▶
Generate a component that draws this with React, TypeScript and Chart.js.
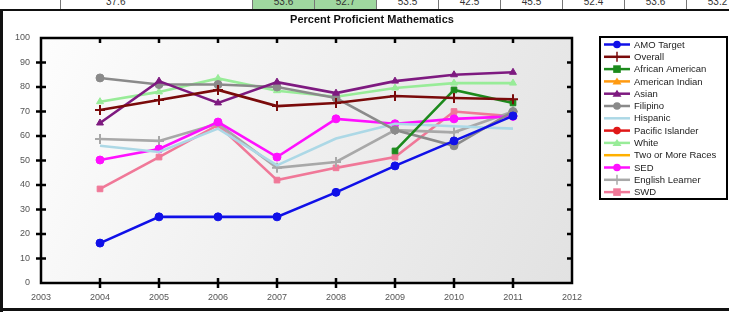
import React, { useEffect, useRef } from "react";
import { Chart, registerables } from "chart.js";

Chart.register(...registerables);

const years = [2004, 2005, 2006, 2007, 2008, 2009, 2010, 2011];
const xTickMin = 2003;
const xTickMax = 2012;
const yTickMin = 0;
const yTickMax = 100;

const amoTarget = [16.3, 27, 27, 27, 37, 47.8, 58, 68.2];
const overall = [70.6, 74.7, 78.8, 72.2, 73.5, 76.3, 75.5, 75];
const africanAmerican = [null, null, null, null, null, 53.9, 78.8, 73.5];
const americanIndian = [null, null, null, null, null, null, null, null];
const asian = [65.3, 82.4, 73.5, 82, 77.5, 82.4, 85, 86];
const filipino = [83.7, 81, 81, 80, 75.5, 62.4, 56, 70];
const hispanic = [56, 53.5, 63, 48, 59, 65, 64, 63];
const pacificIslander = [null, null, null, null, null, null, null, null];
const white = [74, 78, 83.5, 78.5, 76, 79.6, 81.6, 81.6];
const twoOrMore = [null, null, null, null, null, null, null, null];
const sed = [50.2, 54.7, 65.7, 51.4, 67, 65, 67, 68];
const englishLearner = [58.8, 58, 65, 47, 49.4, 62.4, 61.5, 70];
const swd = [38.4, 51.4, 64.5, 42, 47, 51.4, 70, 68];

const seriesNames = [
  "AMO Target", "Overall", "African American", "American Indian", "Asian", "Filipino",
  "Hispanic", "Pacific Islander", "White", "Two or More Races", "SED", "English Learner", "SWD",
];
const seriesValues = [
  amoTarget, overall, africanAmerican, americanIndian, asian, filipino,
  hispanic, pacificIslander, white, twoOrMore, sed, englishLearner, swd,
];
const seriesColors = [
  "#1010e8", "#7a0a0a", "#1c8a1c", "#ff9a10", "#7e1a80", "#8a8a8a",
  "#acd8e6", "#e01818", "#98ec98", "#ffb000", "#ff10ff", "#a8a8a8", "#f07898",
];
const seriesPoints = [
  "circle", "cross", "rect", "triangle", "triangle", "circle",
  "line", "circle", "triangle", "line", "circle", "cross", "rect",
];

const stripTexts = ["37.6", "53.6", "52.7", "53.5", "42.5", "45.5", "52.4", "53.6", "53.2"];

const framePlugin = {
  id: "framePlugin",
  beforeDraw(chart: any) {
    const { ctx, chartArea: a } = chart;
    ctx.save();
    ctx.fillStyle = "#ffffff";
    ctx.fillRect(0, 0, chart.width, chart.height);
    const g = ctx.createLinearGradient(a.left, a.top, a.right, a.bottom);
    g.addColorStop(0, "#fdfdfd");
    g.addColorStop(0.5, "#efefef");
    g.addColorStop(1, "#e2e2e2");
    ctx.fillStyle = g;
    ctx.fillRect(a.left, a.top, a.right - a.left, a.bottom - a.top);
    ctx.fillStyle = "#111";
    ctx.font = "bold 11px 'Liberation Sans', Arial, sans-serif";
    ctx.textAlign = "center";
    ctx.textBaseline = "middle";
    ctx.fillText("Percent Proficient Mathematics", 372, 11);
    ctx.restore();
  },
  afterDraw(chart: any) {
    const { ctx, chartArea: a, scales } = chart;
    const xs = scales.x;
    const ys = scales.y;
    ctx.save();
    ctx.strokeStyle = "#000";
    ctx.lineWidth = 2.5;
    ctx.strokeRect(a.left, a.top, a.right - a.left, a.bottom - a.top);
    ctx.beginPath();
    for (let v = xTickMin + 1; v < xTickMax; v++) {
      const px = xs.getPixelForValue(v);
      ctx.moveTo(px, a.bottom - 5);
      ctx.lineTo(px, a.bottom + 5);
      ctx.moveTo(px, a.top - 1);
      ctx.lineTo(px, a.top + 5);
    }
    for (let v = yTickMin + 10; v < yTickMax; v += 10) {
      const py = ys.getPixelForValue(v);
      ctx.moveTo(a.left - 5, py);
      ctx.lineTo(a.left + 5, py);
      ctx.moveTo(a.right - 5, py);
      ctx.lineTo(a.right + 1, py);
    }
    ctx.stroke();

    ctx.fillStyle = "#111";
    ctx.fillRect(0, 0, chart.width, 2);
    ctx.fillRect(0, 0, 3, chart.height);
    ctx.fillRect(0, chart.height - 4, chart.width, 3);

    const lx = 600, ly = 28, lw = 127, lh = 162;
    ctx.fillStyle = "#ffffff";
    ctx.fillRect(lx, ly, lw, lh);
    ctx.strokeStyle = "#000";
    ctx.lineWidth = 2;
    ctx.strokeRect(lx, ly, lw, lh);
    ctx.font = "9.5px 'Liberation Sans', Arial, sans-serif";
    ctx.textAlign = "left";
    ctx.textBaseline = "middle";
    chart.data.datasets.forEach((ds: any, i: number) => {
      const cy = ly + 7.5 + i * 12.3;
      ctx.strokeStyle = ds.borderColor;
      ctx.lineWidth = 2.5;
      ctx.beginPath();
      ctx.moveTo(lx + 4, cy);
      ctx.lineTo(lx + 30, cy);
      ctx.stroke();
      ctx.fillStyle = ds.borderColor;
      ctx.lineWidth = 1.5;
      const st = ds.pointStyle;
      const mx = lx + 17;
      if (st !== "line") {
        ctx.beginPath();
        if (st === "circle") {
          ctx.arc(mx, cy, 3.8, 0, Math.PI * 2);
          ctx.fill();
        } else if (st === "rect") {
          ctx.fillRect(mx - 3.8, cy - 3.8, 7.6, 7.6);
        } else if (st === "triangle") {
          ctx.moveTo(mx, cy - 4);
          ctx.lineTo(mx + 4.5, cy + 3);
          ctx.lineTo(mx - 4.5, cy + 3);
          ctx.closePath();
          ctx.fill();
        } else if (st === "cross") {
          ctx.moveTo(mx, cy - 5);
          ctx.lineTo(mx, cy + 5);
          ctx.stroke();
        }
      }
      ctx.fillStyle = "#222";
      ctx.fillText(ds.label, lx + 34, cy + 0.5);
    });
    ctx.restore();
  },
};

export default function App() {
  const ref = useRef<HTMLCanvasElement | null>(null);
  useEffect(() => {
    if (!ref.current) return;
    const datasets = seriesNames.map((name, i) => ({
      label: name,
      data: years.map((yr, j) => ({ x: yr, y: seriesValues[i][j] })),
      borderColor: seriesColors[i],
      backgroundColor: seriesColors[i],
      pointStyle: seriesPoints[i],
      pointRadius: seriesPoints[i] === "line" ? 0 : seriesPoints[i] === "cross" ? 5 : 4,
      pointBorderWidth: seriesPoints[i] === "cross" ? 2 : 1,
      borderWidth: 2.6,
      tension: 0,
      spanGaps: false,
    }));
    const chart = new Chart(ref.current, {
      type: "line",
      data: { datasets },
      plugins: [framePlugin],
      options: {
        animation: false,
        responsive: false,
        maintainAspectRatio: false,
        layout: { padding: { left: 0, right: 157, top: 29, bottom: 0 } },
        plugins: { legend: { display: false }, tooltip: { enabled: false }, title: { display: false } },
        scales: {
          x: {
            type: "linear",
            min: xTickMin,
            max: xTickMax,
            border: { display: false },
            grid: { display: false, drawTicks: false },
            ticks: {
              stepSize: 1,
              padding: 9,
              color: "#555",
              font: { size: 9, family: "'Liberation Sans', Arial, sans-serif" },
              callback: (v: any) => String(v),
              maxRotation: 0,
            },
            afterFit: (s: any) => { s.height = 29; },
          },
          y: {
            min: yTickMin,
            max: yTickMax,
            border: { display: false },
            grid: { display: false, drawTicks: false },
            ticks: {
              stepSize: 10,
              padding: 11,
              color: "#555",
              font: { size: 9, family: "'Liberation Sans', Arial, sans-serif" },
            },
            afterFit: (s: any) => { s.width = 41; },
          },
        },
      },
    } as any);
    return () => chart.destroy();
  }, []);

  return (
    <div style={{ position: "absolute", left: 0, top: 0, width: 729, height: 312, background: "#fff", overflow: "hidden" }}>
      <div style={{ position: "absolute", left: 0, top: 0, width: 729, height: 9, overflow: "hidden" }}>
        {stripTexts.map((t, i) => {
          const left = i === 0 ? 60 : 190 + i * 62;
          const w = i === 0 ? 192 : 62;
          const green = i === 1 || i === 2;
          return (
            <div key={i} style={{
              position: "absolute", left, top: 0, width: w, height: 9,
              background: green ? "#9fd89f" : "#fff",
              borderLeft: "1px solid #777", boxSizing: "border-box",
              font: "10px 'Liberation Sans', Arial, sans-serif", color: "#333",
              textAlign: i === 0 ? "left" : "center", lineHeight: "10px",
              paddingLeft: i === 0 ? 45 : 0,
            }}>
              <span style={{ position: "relative", top: -3 }}>{t}</span>
            </div>
          );
        })}
      </div>
      <canvas ref={ref} width={729} height={303} style={{ position: "absolute", left: 0, top: 9, width: 729, height: 303 }} />
    </div>
  );
}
◀
> **Work required**:
Quote, exactly and only, the lines from the first line of the data above through the line containing "const yTickMax = 100;". The pictures do not belong in it.

> **Response to the task**:
Generate a component that draws this with React, TypeScript and Chart.js.
import React, { useEffect, useRef } from "react";
import { Chart, registerables } from "chart.js";

Chart.register(...registerables);

const years = [2004, 2005, 2006, 2007, 2008, 2009, 2010, 2011];
const xTickMin = 2003;
const xTickMax = 2012;
const yTickMin = 0;
const yTickMax = 100;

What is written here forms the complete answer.